Quotes
Neuro-Habits
6 memorable lines from Neuro-Habits by Peter Hollins, each with the idea behind it.
“Every habit lives in a neural loop: cue, routine, reward. Understanding the loop is prerequisite to changing it.”
The neuroscience of habits: habits form when the basal ganglia (automatic) takes over from the prefrontal cortex (intentional). The loop becomes automatic once the reward pathway is reinforced enough.
“Willpower is not a trait. It's a resource that depletes with use. Choose your habit battles strategically.”
Ego depletion research: every act of self-control draws from the same limited pool. The person with the best habits doesn't have more willpower — they have fewer decisions to make.
“The brain cannot distinguish between a physical habit and a mental one. Visualization of a behavior activates the same neural pathways as doing it.”
Mental rehearsal works — but only if it's vivid, emotionally engaging, and repeated. The brain's mirror neuron system means that imagining an action prepares the body to perform it.
“Context cues are more powerful than motivation. The environment shapes behavior more reliably than intention.”
The person who puts the running shoes by the bed runs more often. The person who keeps the cookie jar full eats more cookies. Environment is design. Design it deliberately.
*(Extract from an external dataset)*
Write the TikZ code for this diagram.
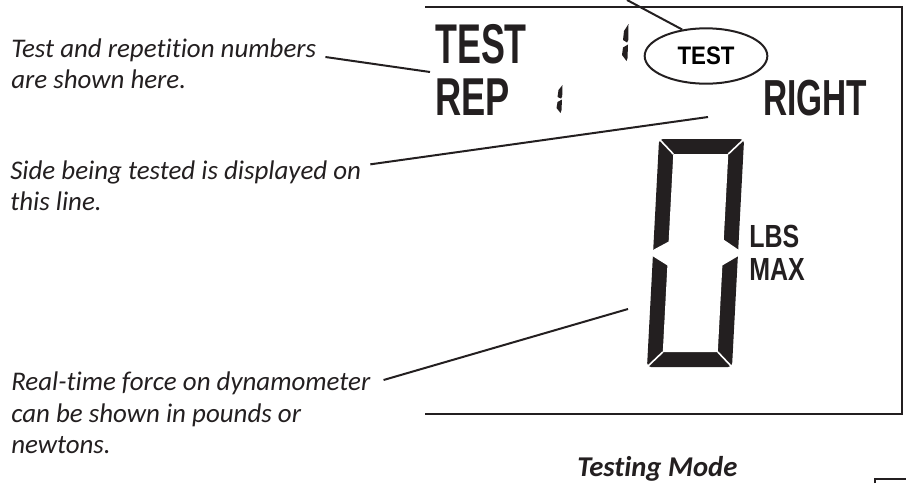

“Habit stacking — attaching a new habit to an existing one — dramatically increases the probability of follow-through.”
The IF-THEN structure: 'After I pour my morning coffee, I will write three sentences.' The existing habit becomes the trigger for the new one. The chain is the structure.
“The reward doesn't have to be big. It has to be immediate. Delayed rewards don't reinforce habits.”
The brain's reward system responds to immediate reinforcement. The habit of exercising for 'future health' doesn't fire the reward circuit — doing something immediately pleasurable does.